Exercises marked with ✍ are intended to be done by hand or with the aid of a simple calculator. Exercises marked with ⌨ are intended to be solved by using a computer.

  1. ✍ Consider a floating point set \(\float\) defined by (1) and (2) with \(d=4\).

    (a) How many elements of \(\float\) are there in the real interval \([1/2,4]\), including the endpoints?

    (b) What is the element of \(\float\) closest to the real number \(1/10\)?

    (c) What is the smallest positive integer not in \(\float\)?

  2. ✍ Prove that (3) is equivalent to (4). (This means showing first that (3) implies (4), and then separately that (4) implies (3).)

  3. ⌨ There are much better rational approximations to \(\pi\) than \(22/7\). For each one below, find its absolute and relative accuracy, and (rounding down to an integer) the number of accurate digits. (In Julia, the variable pi is set to a floating-point approximation to \(\pi\) by default.)

    (a) 355/113

    (b) 103638/32989

  4. ✍ IEEE 754 single precision specifies that 23 binary bits are used for the mantissa \(f\) in (2). Because they need less storage space and can be operated on more quickly than double precision values, single precision values can be useful in low-precision applications.

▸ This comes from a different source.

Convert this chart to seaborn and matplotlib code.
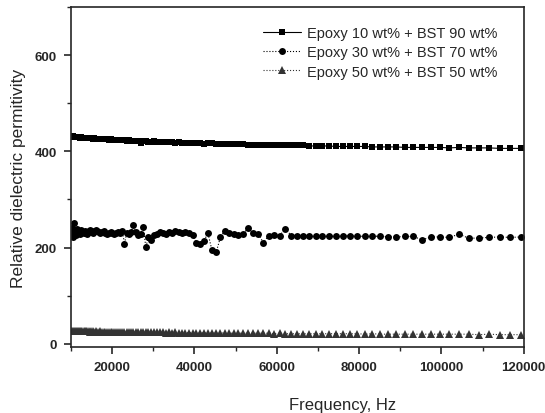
import numpy as np
import pandas as pd
import seaborn as sns
import matplotlib.pyplot as plt
from matplotlib.ticker import MultipleLocator

# frequency sweep, Hz
freq = [10000, 10228, 10461, 10700, 10944, 11193, 11448, 11709, 11976, 12249, 12529,
        12815, 13107, 13406, 13711, 14024, 14344, 14671, 15005, 15347, 15697,
        16055, 16421, 16795, 17178, 17570, 17971, 18381, 18800, 19229, 19667,
        20115, 20574, 21043, 21523, 22014, 22516, 23029, 23554, 24091, 24640,
        25202, 25777, 26365, 26966, 27580, 28209, 28852, 29510, 30183, 30871,
        31575, 32295, 33031, 33784, 34555, 35343, 36149, 36973, 37816, 38678,
        39560, 40462, 41384, 42328, 43293, 44280, 45290, 46322, 47378, 48458,
        49563, 50693, 51849, 53031, 54240, 55477, 56742, 58036, 59359, 60712,
        62096, 63512, 64960, 66441, 67956, 69505, 71090, 72711, 74369, 76064,
        77798, 79572, 81386, 83242, 85140, 87081, 89066, 91097, 93174, 95298,
        97471, 99693, 101966, 104291, 106669, 109101, 111588, 114132, 116734, 119397]

# Epoxy 10 wt% + BST 90 wt%
eps_10 = [431, 430, 431, 430, 430, 429, 430, 429, 429, 428, 429,
          428, 428, 428, 427, 428, 427, 427, 427, 426, 427,
          426, 426, 426, 425, 426, 425, 425, 425, 424, 425,
          424, 424, 424, 423, 424, 423, 423, 422, 423, 422,
          422, 422, 421, 418, 422, 421, 420, 420, 421, 420,
          420, 419, 420, 419, 419, 418, 419, 418, 418, 418,
          417, 418, 417, 416, 418, 417, 416, 416, 416, 415,
          415, 415, 415, 414, 414, 414, 413, 413, 413, 413,
          413, 412, 412, 412, 411, 411, 411, 411, 410, 410,
          410, 410, 410, 409, 409, 409, 409, 408, 408, 408,
          408, 408, 407, 408, 407, 407, 407, 406, 406, 406]

# Epoxy 30 wt% + BST 70 wt%
eps_30 = [228, 240, 222, 252, 236, 226, 238, 230, 234, 228, 236,
          232, 230, 235, 233, 229, 234, 236, 232, 230, 234,
          237, 235, 232, 230, 233, 234, 231, 229, 231, 233,
          230, 228, 231, 233, 230, 234, 208, 230, 228, 233,
          246, 232, 226, 229, 243, 201, 222, 216, 226, 229,
          233, 231, 229, 232, 230, 234, 233, 230, 233, 231,
          226, 210, 208, 214, 230, 194, 190, 221, 235, 231,
          228, 227, 228, 241, 230, 229, 210, 225, 226, 225,
          239, 225, 225, 224, 224, 223, 224, 223, 224, 225,
          225, 224, 223, 223, 224, 222, 222, 223, 223, 216,
          222, 222, 221, 228, 219, 220, 221, 222, 221, 222]

# Epoxy 50 wt% + BST 50 wt%
eps_50 = [27, 26, 27, 26, 27, 26, 26, 27, 26, 26, 26,
          26, 26, 26, 26, 26, 26, 25, 26, 26, 25,
          26, 25, 25, 26, 25, 25, 25, 25, 25, 25,
          25, 25, 25, 25, 25, 24, 25, 25, 24, 25,
          24, 24, 24, 24, 24, 24, 24, 24, 24, 24,
          24, 24, 23, 24, 23, 24, 23, 23, 23, 23,
          23, 23, 23, 23, 23, 23, 22, 23, 22, 22,
          22, 22, 22, 22, 22, 22, 22, 22, 21, 22,
          21, 21, 21, 21, 21, 21, 21, 21, 21, 21,
          21, 21, 20, 21, 20, 20, 20, 20, 20, 20,
          20, 20, 20, 20, 20, 19, 20, 19, 19, 19]

labels = ['Epoxy 10 wt% + BST 90 wt%',
          'Epoxy 30 wt% + BST 70 wt%',
          'Epoxy 50 wt% + BST 50 wt%']

sns.set_style('ticks')
plt.rcParams['font.family'] = ['Liberation Sans', 'DejaVu Sans']

fig = plt.figure(figsize=(5.45, 4.14), dpi=100)
ax = fig.add_axes([0.130, 0.159, 0.831, 0.822])

sns.lineplot(x=freq, y=eps_10, ax=ax, color='black', marker='s', markersize=4.4,
             markeredgewidth=0, linestyle='-', linewidth=0.8, label=labels[0], errorbar=None)
sns.lineplot(x=freq, y=eps_30, ax=ax, color='black', marker='o', markersize=5.0,
             markeredgewidth=0, linestyle=':', linewidth=0.8, label=labels[1], errorbar=None)
sns.lineplot(x=freq, y=eps_50, ax=ax, color='#333333', marker='^', markersize=5.6,
             markeredgewidth=0, linestyle=':', linewidth=0.8, label=labels[2], errorbar=None)

ax.set_xlim(10000, 120000)
ax.set_ylim(-7, 700)
ax.xaxis.set_major_locator(MultipleLocator(20000))
ax.xaxis.set_minor_locator(MultipleLocator(10000))
ax.yaxis.set_major_locator(MultipleLocator(200))
ax.yaxis.set_minor_locator(MultipleLocator(100))
ax.tick_params(which='major', direction='out', length=5, width=1.2, labelsize=9.5, pad=5)
ax.tick_params(which='minor', direction='out', length=3, width=1.0)
for lbl in ax.get_xticklabels() + ax.get_yticklabels():
    lbl.set_fontweight('bold')
for sp in ax.spines.values():
    sp.set_linewidth(1.2)
    sp.set_visible(True)

ax.set_xlabel('Frequency, Hz', fontsize=12)
ax.xaxis.set_label_coords(0.60, -0.145)
ax.set_ylabel('Relative dielectric permitivity', fontsize=12.5, labelpad=6)

ax.legend(loc='upper right', bbox_to_anchor=(0.955, 0.96), borderaxespad=0,
          frameon=False, fontsize=10.5, handlelength=2.6, handletextpad=0.4,
          labelspacing=0.35, numpoints=1)

fig.savefig('out.png', dpi=100)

    (a) In base-10 terms, what is the first single precision number greater than \(1\) in this system?

    (b) What is the smallest positive integer that is not a single precision number?

  5. ⌨ Julia defines a function nextfloat that gives the next-larger floating-point value of a given number. What is the next float past floatmax?

  6. ⌨ (This problem requires the use of loops in Julia.) It’s reasonable to expect that floating point errors accumulate randomly during a long computation, creating what is known as a random walk. On average we expect as many errors to be negative as positive, so they tend to partially cancel out. Suppose we define a random sequence by \(x_0=0\) and \(x_{n}=x_{n-1}\pm 1\) for \(n\ge 1\), with the signs chosen by tossing a fair coin for each \(n\). Let \(\alpha_n\) and \(\beta_n\) be the average value of \(x_n\) and \(|x_n|\), respectively, over all such walks. Then a classic result of probability is that \(\alpha_n=0\) and

    \[\lim_{n\to\infty} \frac{\pi \beta_n^2}{2n}=1.\]

    In Julia the function randn simulates drawing numbers from the normal or Gaussian distribution (i.e., the bell curve) with mean zero and variance 1. Choose a unique positive integer seed value \(s\) (for example, use the last 5 digits of your phone number) and enter import Rand; Rand.seed!(s) to initialize the random number generator. Then the following code generates one random walk for \(n=10^4\):

    r = randn(10000)           # draw random numbers
    x = sum(sign(z) for z in r)

    Perform a million random walks, computing the average values of \(x_{10000}\) and \(|x_{10000}|\). Compare these to \(\alpha_n=0\) and \(\beta_n\approx \sqrt{2n/\pi}\) at \(n=10000\).


The terms machine epsilon, machine precision, and unit roundoff aren’t used consistently across references, but the differences are minor for our purposes.


Actually, there are some still-smaller denormalized numbers that have less precision, but we won’t use that level of detail.